Par ailleurs, il n’est également pas très important de se disputer sur des mesures devant permettre au Sénégal d’avoir une offre de production (route, ponts, électricité, formation, capital de start-ups y compris avec la dette et des ressources pétrolières etc…) si la demande (extérieure ou intérieure) pour soutenir cette production est insuffisante ou inadaptée pour une économie résiliente et diversifiée. Il faut aussi maitriser les conditions de la demande pour une production diversifiée et résiliente par des politique monétaire, commerciale, et de change maitrisées. A défaut, nous allons gaspiller nos ressources pétrolières à venir en les donnant à un Etat central développementaliste qui va les investir dans des secteurs qui vont satisfaire une demande rentière et détruire notre économie. Notre manne pétrolière ne doit pas être utilisée pour financer un capitalisme d’état.

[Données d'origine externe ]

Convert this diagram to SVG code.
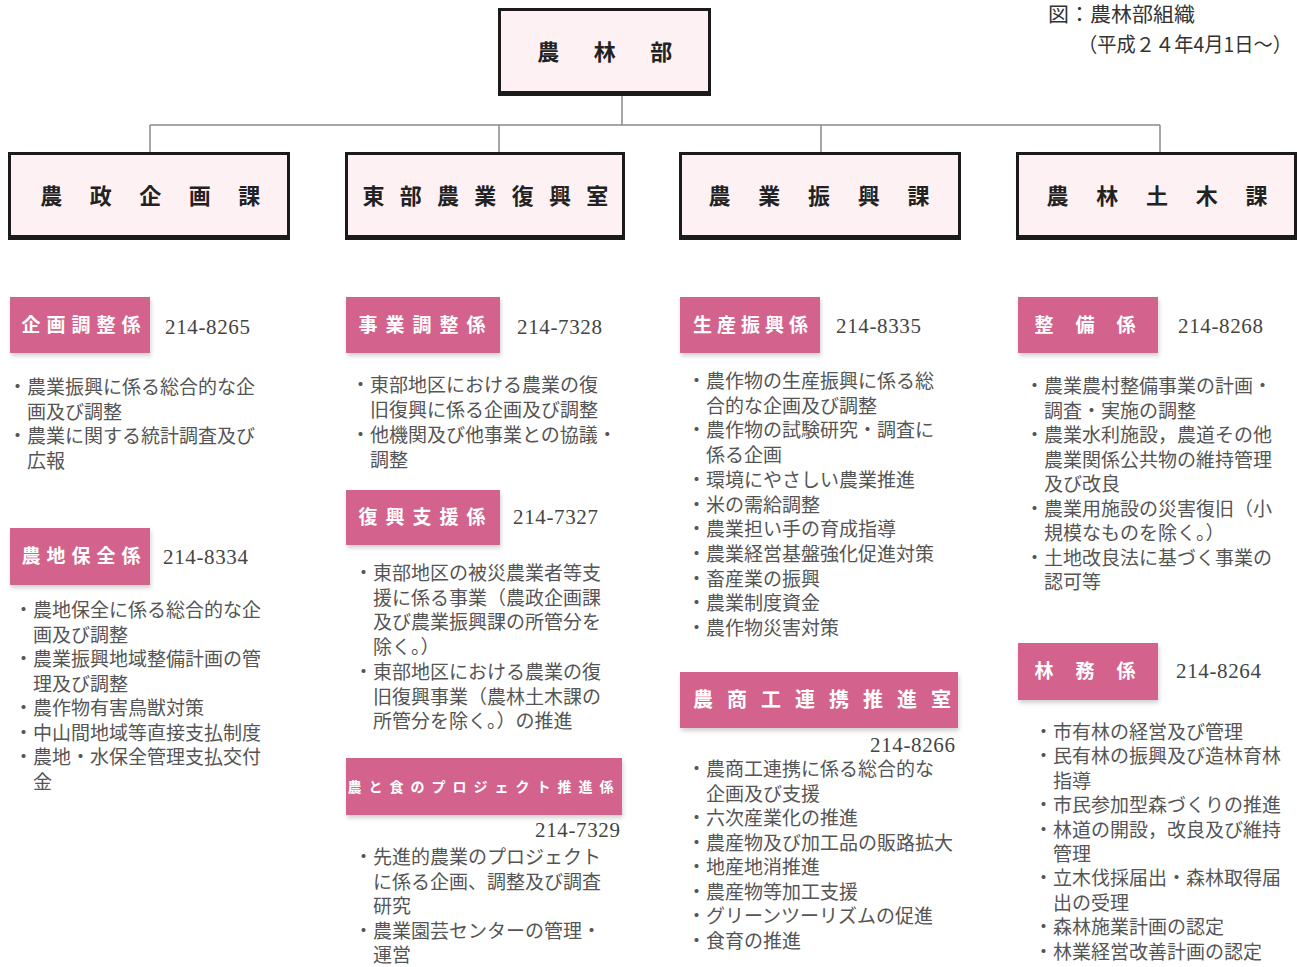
<svg xmlns="http://www.w3.org/2000/svg" width="1298" height="967" viewBox="0 0 1298 967">
<defs>
<style>
.box{fill:#fdf1f4;stroke:#1b1b1b;stroke-width:3}
.bar{fill:#1b1b1b}
.bt{font-family:"Noto Sans CJK JP","Noto Sans CJK SC",sans-serif;font-size:22px;font-weight:bold;fill:#222;text-anchor:middle}
.lab{fill:#d3638c}
.lt{font-family:"Noto Sans CJK JP",sans-serif;font-size:19px;font-weight:bold;fill:#fff;text-anchor:middle}
.ph{font-family:"Liberation Serif",serif;font-size:21px;fill:#444}
.tx{font-family:"Noto Sans CJK JP",sans-serif;font-size:19px;fill:#555}
.ttl{font-family:"Noto Sans CJK JP",sans-serif;font-size:20px;fill:#333}
.con{stroke:#8a8a8a;stroke-width:1.5;fill:none}
</style>
<filter id="sh" x="-5%" y="-5%" width="115%" height="125%"><feDropShadow dx="1" dy="3" stdDeviation="2" flood-color="#000" flood-opacity="0.18"/></filter>
</defs>
<rect width="1298" height="967" fill="#fff"/>

<g id="title">
<text class="ttl" x="1048" y="22" textLength="147" lengthAdjust="spacingAndGlyphs">図：農林部組織</text>
<text class="ttl" x="1078" y="52" textLength="214" lengthAdjust="spacingAndGlyphs">（平成２４年4月1日～）</text>
</g>

<g id="connectors">
<line class="con" x1="622" y1="96" x2="622" y2="125"/>
<line class="con" x1="150" y1="125" x2="1160" y2="125"/>
<line class="con" x1="150" y1="125" x2="150" y2="152"/>
<line class="con" x1="499" y1="125" x2="499" y2="152"/>
<line class="con" x1="821" y1="125" x2="821" y2="152"/>
<line class="con" x1="1160" y1="125" x2="1160" y2="152"/>
</g>

<g id="n-nourinbu">
<rect class="box" x="499.5" y="9.5" width="210" height="85"/>
<rect class="bar" x="498" y="91" width="213" height="5"/>
<text class="bt" x="622" y="60" letter-spacing="34.5">農林部</text>
</g>

<g id="n-nousei">
<rect class="box" x="9.5" y="153.5" width="279" height="85"/>
<rect class="bar" x="8" y="235" width="282" height="5"/>
<text class="bt" x="164" y="204" letter-spacing="27.5">農政企画課</text>
</g>
<g id="n-toubu">
<rect class="box" x="346.5" y="153.5" width="277" height="85"/>
<rect class="bar" x="345" y="235" width="280" height="5"/>
<text class="bt" x="493" y="204" letter-spacing="15.3">東部農業復興室</text>
</g>
<g id="n-shinkou">
<rect class="box" x="680.5" y="153.5" width="279" height="85"/>
<rect class="bar" x="679" y="235" width="282" height="5"/>
<text class="bt" x="833" y="204" letter-spacing="27.75">農業振興課</text>
</g>
<g id="n-doboku">
<rect class="box" x="1017.5" y="153.5" width="278" height="85"/>
<rect class="bar" x="1016" y="235" width="281" height="5"/>
<text class="bt" x="1171" y="204" letter-spacing="27.75">農林土木課</text>
</g>

<!-- Column 1 -->
<g id="s-kikaku">
<rect class="lab" x="10" y="297" width="140" height="56" filter="url(#sh)"/>
<text class="lt" x="84" y="332" letter-spacing="6">企画調整係</text>
<text class="ph" x="165" y="334" textLength="85">214-8265</text>
<text class="tx" y="394"><tspan x="8">・農業振興に係る総合的な企</tspan><tspan x="27" dy="24.5">画及び調整</tspan><tspan x="8" dy="24.5">・農業に関する統計調査及び</tspan><tspan x="27" dy="24.5">広報</tspan></text>
</g>
<g id="s-nouchi">
<rect class="lab" x="10" y="528" width="140" height="57" filter="url(#sh)"/>
<text class="lt" x="84" y="563" letter-spacing="6">農地保全係</text>
<text class="ph" x="163" y="564" textLength="85">214-8334</text>
<text class="tx" y="617"><tspan x="14">・農地保全に係る総合的な企</tspan><tspan x="33" dy="24.5">画及び調整</tspan><tspan x="14" dy="24.5">・農業振興地域整備計画の管</tspan><tspan x="33" dy="24.5">理及び調整</tspan><tspan x="14" dy="24.5">・農作物有害鳥獣対策</tspan><tspan x="14" dy="24.5">・中山間地域等直接支払制度</tspan><tspan x="14" dy="24.5">・農地・水保全管理支払交付</tspan><tspan x="33" dy="24.5">金</tspan></text>
</g>

<!-- Column 2 -->
<g id="s-jigyou">
<rect class="lab" x="346" y="297" width="154" height="56" filter="url(#sh)"/>
<text class="lt" x="426" y="332" letter-spacing="8">事業調整係</text>
<text class="ph" x="517" y="334" textLength="85">214-7328</text>
<text class="tx" y="392"><tspan x="351">・東部地区における農業の復</tspan><tspan x="370" dy="25">旧復興に係る企画及び調整</tspan><tspan x="351" dy="25">・他機関及び他事業との協議・</tspan><tspan x="370" dy="25">調整</tspan></text>
</g>
<g id="s-fukkou">
<rect class="lab" x="346" y="490" width="154" height="55" filter="url(#sh)"/>
<text class="lt" x="426" y="524" letter-spacing="8">復興支援係</text>
<text class="ph" x="513" y="524" textLength="85">214-7327</text>
<text class="tx" y="580"><tspan x="354">・東部地区の被災農業者等支</tspan><tspan x="373" dy="24.5">援に係る事業（農政企画課</tspan><tspan x="373" dy="24.5">及び農業振興課の所管分を</tspan><tspan x="373" dy="24.5">除く。）</tspan><tspan x="354" dy="25.5">・東部地区における農業の復</tspan><tspan x="373" dy="24.5">旧復興事業（農林土木課の</tspan><tspan x="373" dy="24.5">所管分を除く。）の推進</tspan></text>
</g>
<g id="s-nouto">
<rect class="lab" x="346" y="758" width="276" height="57" filter="url(#sh)"/>
<text class="lt" x="484" y="792" style="font-size:14px" letter-spacing="7">農と食のプロジェクト推進係</text>
<text class="ph" x="535" y="837" textLength="85">214-7329</text>
<text class="tx" y="864"><tspan x="354">・先進的農業のプロジェクト</tspan><tspan x="373" dy="24.5">に係る企画、調整及び調査</tspan><tspan x="373" dy="24.5">研究</tspan><tspan x="354" dy="24.5">・農業園芸センターの管理・</tspan><tspan x="373" dy="24.5">運営</tspan></text>
</g>

<!-- Column 3 -->
<g id="s-seisan">
<rect class="lab" x="680" y="297" width="140" height="56" filter="url(#sh)"/>
<text class="lt" x="753" y="332" letter-spacing="5">生産振興係</text>
<text class="ph" x="836" y="333" textLength="85">214-8335</text>
<text class="tx" y="388"><tspan x="687">・農作物の生産振興に係る総</tspan><tspan x="706" dy="24.7">合的な企画及び調整</tspan><tspan x="687" dy="24.7">・農作物の試験研究・調査に</tspan><tspan x="706" dy="24.7">係る企画</tspan><tspan x="687" dy="24.7">・環境にやさしい農業推進</tspan><tspan x="687" dy="24.7">・米の需給調整</tspan><tspan x="687" dy="24.7">・農業担い手の育成指導</tspan><tspan x="687" dy="24.7">・農業経営基盤強化促進対策</tspan><tspan x="687" dy="24.7">・畜産業の振興</tspan><tspan x="687" dy="24.7">・農業制度資金</tspan><tspan x="687" dy="24.7">・農作物災害対策</tspan></text>
</g>
<g id="s-noushoukou">
<rect class="lab" x="680" y="672" width="278" height="56" filter="url(#sh)"/>
<text class="lt" x="829" y="707" style="font-size:20px" letter-spacing="14">農商工連携推進室</text>
<text class="ph" x="870" y="752" textLength="85">214-8266</text>
<text class="tx" y="776"><tspan x="687">・農商工連携に係る総合的な</tspan><tspan x="706" dy="24.5">企画及び支援</tspan><tspan x="687" dy="24.5">・六次産業化の推進</tspan><tspan x="687" dy="24.5">・農産物及び加工品の販路拡大</tspan><tspan x="687" dy="24.5">・地産地消推進</tspan><tspan x="687" dy="24.5">・農産物等加工支援</tspan><tspan x="687" dy="24.5">・グリーンツーリズムの促進</tspan><tspan x="687" dy="24.5">・食育の推進</tspan></text>
</g>

<!-- Column 4 -->
<g id="s-seibi">
<rect class="lab" x="1018" y="297" width="140" height="56" filter="url(#sh)"/>
<text class="lt" x="1096" y="332" letter-spacing="22">整備係</text>
<text class="ph" x="1178" y="333" textLength="85">214-8268</text>
<text class="tx" y="393"><tspan x="1025">・農業農村整備事業の計画・</tspan><tspan x="1044" dy="24.5">調査・実施の調整</tspan><tspan x="1025" dy="24.5">・農業水利施設，農道その他</tspan><tspan x="1044" dy="24.5">農業関係公共物の維持管理</tspan><tspan x="1044" dy="24.5">及び改良</tspan><tspan x="1025" dy="24.5">・農業用施設の災害復旧（小</tspan><tspan x="1044" dy="24.5">規模なものを除く。）</tspan><tspan x="1025" dy="24.5">・土地改良法に基づく事業の</tspan><tspan x="1044" dy="24.5">認可等</tspan></text>
</g>
<g id="s-rinmu">
<rect class="lab" x="1018" y="643" width="140" height="57" filter="url(#sh)"/>
<text class="lt" x="1096" y="678" letter-spacing="22">林務係</text>
<text class="ph" x="1176" y="678" textLength="85">214-8264</text>
<text class="tx" y="739"><tspan x="1034">・市有林の経営及び管理</tspan><tspan x="1034" dy="24.4">・民有林の振興及び造林育林</tspan><tspan x="1053" dy="24.4">指導</tspan><tspan x="1034" dy="24.4">・市民参加型森づくりの推進</tspan><tspan x="1034" dy="24.4">・林道の開設，改良及び維持</tspan><tspan x="1053" dy="24.4">管理</tspan><tspan x="1034" dy="24.4">・立木伐採届出・森林取得届</tspan><tspan x="1053" dy="24.4">出の受理</tspan><tspan x="1034" dy="24.4">・森林施業計画の認定</tspan><tspan x="1034" dy="24.4">・林業経営改善計画の認定</tspan></text>
</g>
</svg>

La clé d’une économie performante est essentiellement dans l’éducation, la santé, et les infrastructures certes, mais surtout un environnement favorable à l’investissement privé national et étranger libre auquel l’état peut participer.
Chers compatriotes. Notre pays est parmi les 25 pays les plus pauvres du monde et nous avons un indice de développement humain des plus faibles. La continuité n’est pas une option pour nous. Nous ne pouvons pas nous payer le luxe de perdre le temps que nous avons déjà perdu ces 60 dernières années quand nos concurrents se développaient et vont continuer à s’améliorer. L’avenir c’est effectivement maintenant et nous devons accélérer notre rythme de rattrapage par la RUPTURE et non par des ressources naturelles seulement. L’élection du 24 Février 2019 devrait donc être un REFERENDUM pour la jeunesse, le secteur privé national, les collectivités locales, bref le Sénégal. Il faut donc donner au candidat Ousmane Sonko un mandat de porter les instruments de la rupture au premier et/ou au deuxième tour pour «un Sénégal qui prend son destin en main» pour découvrir ce qu’est ce destin avec courage et foi.